** Begin Input data **

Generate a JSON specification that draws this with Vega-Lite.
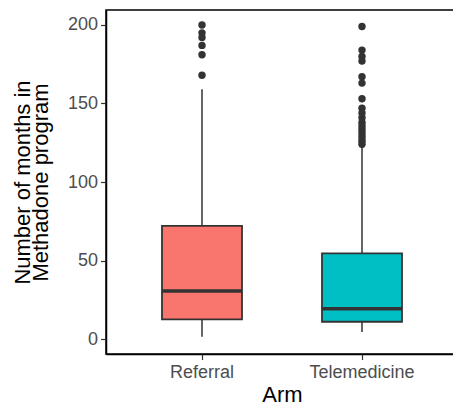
{
  "$schema": "https://vega.github.io/schema/vega-lite/v6.json",
  "autosize": "none",
  "width": 352,
  "height": 344,
  "padding": {"left": 106, "top": 10, "right": 0, "bottom": 52},
  "background": "white",
  "config": {
    "view": {"stroke": "black", "strokeWidth": 1.5},
    "font": "Liberation Sans"
  },
  "datasets": {
    "boxes": [
      {"Arm": "Referral", "lower": 1.5, "q1": 12.5, "median": 30.5, "q3": 72, "upper": 159},
      {"Arm": "Telemedicine", "lower": 4.5, "q1": 11, "median": 19.3, "q3": 54.6, "upper": 123}
    ],
    "outliers": [
      {"Arm": "Referral", "months": 200},
      {"Arm": "Referral", "months": 195},
      {"Arm": "Referral", "months": 192},
      {"Arm": "Referral", "months": 187},
      {"Arm": "Referral", "months": 181},
      {"Arm": "Referral", "months": 168},
      {"Arm": "Telemedicine", "months": 199},
      {"Arm": "Telemedicine", "months": 184},
      {"Arm": "Telemedicine", "months": 180},
      {"Arm": "Telemedicine", "months": 177},
      {"Arm": "Telemedicine", "months": 167},
      {"Arm": "Telemedicine", "months": 163},
      {"Arm": "Telemedicine", "months": 153},
      {"Arm": "Telemedicine", "months": 147},
      {"Arm": "Telemedicine", "months": 144},
      {"Arm": "Telemedicine", "months": 141},
      {"Arm": "Telemedicine", "months": 138},
      {"Arm": "Telemedicine", "months": 136},
      {"Arm": "Telemedicine", "months": 134},
      {"Arm": "Telemedicine", "months": 132},
      {"Arm": "Telemedicine", "months": 130},
      {"Arm": "Telemedicine", "months": 128},
      {"Arm": "Telemedicine", "months": 126},
      {"Arm": "Telemedicine", "months": 124}
    ]
  },
  "encoding": {
    "x": {
      "field": "Arm",
      "type": "nominal",
      "scale": {"domain": ["Referral", "Telemedicine"], "paddingInner": 0.5, "paddingOuter": 0.35},
      "axis": {
        "title": "Arm",
        "titleFontSize": 22,
        "titleFontWeight": "normal",
        "titleColor": "black",
        "titlePadding": 3,
        "labelAngle": 0,
        "labelFontSize": 18,
        "labelColor": "#4D4D4D",
        "labelPadding": 4,
        "tickColor": "#333333",
        "tickSize": 5.5,
        "tickWidth": 1.2,
        "domainColor": "black",
        "domainWidth": 1.5,
        "grid": false
      }
    }
  },
  "layer": [
    {
      "data": {"name": "boxes"},
      "mark": {"type": "rule", "color": "#333333", "strokeWidth": 1.5},
      "encoding": {
        "y": {
          "field": "lower",
          "type": "quantitative",
          "scale": {"domain": [-9.55, 209.55], "nice": false, "zero": false},
          "axis": {
            "values": [0, 50, 100, 150, 200],
            "title": ["Number of months in", "Methadone program"],
            "titleFontSize": 22,
            "titleFontWeight": "normal",
            "titleColor": "black",
            "titleLineHeight": 18,
            "titlePadding": 15,
            "labelFontSize": 18,
            "labelColor": "#4D4D4D",
            "labelPadding": 3,
            "tickColor": "#333333",
            "tickSize": 5.5,
            "tickWidth": 1.2,
            "domainColor": "black",
            "domainWidth": 1.5,
            "grid": false
          }
        },
        "y2": {"field": "upper"}
      }
    },
    {
      "data": {"name": "boxes"},
      "mark": {"type": "bar", "stroke": "#333333", "strokeWidth": 1.8},
      "encoding": {
        "y": {"field": "q1", "type": "quantitative"},
        "y2": {"field": "q3"},
        "fill": {
          "field": "Arm",
          "type": "nominal",
          "scale": {"domain": ["Referral", "Telemedicine"], "range": ["#F8766D", "#00BFC4"]},
          "legend": null
        }
      }
    },
    {
      "data": {"name": "boxes"},
      "mark": {"type": "tick", "color": "#333333", "size": 80, "thickness": 3.5, "opacity": 1},
      "encoding": {
        "y": {"field": "median", "type": "quantitative"}
      }
    },
    {
      "data": {"name": "outliers"},
      "mark": {"type": "point", "filled": true, "color": "#333333", "size": 55, "opacity": 1},
      "encoding": {
        "y": {"field": "months", "type": "quantitative"}
      }
    }
  ]
}
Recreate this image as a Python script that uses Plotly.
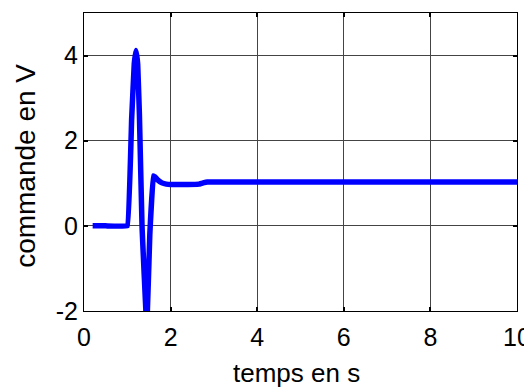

** End Input data **

▸ **Task statement**:
Gather every line from the listing above in which "this" appears, and copy those lines.

▸ **Task response**:
Generate a JSON specification that draws this with Vega-Lite.
Recreate this image as a Python script that uses Plotly.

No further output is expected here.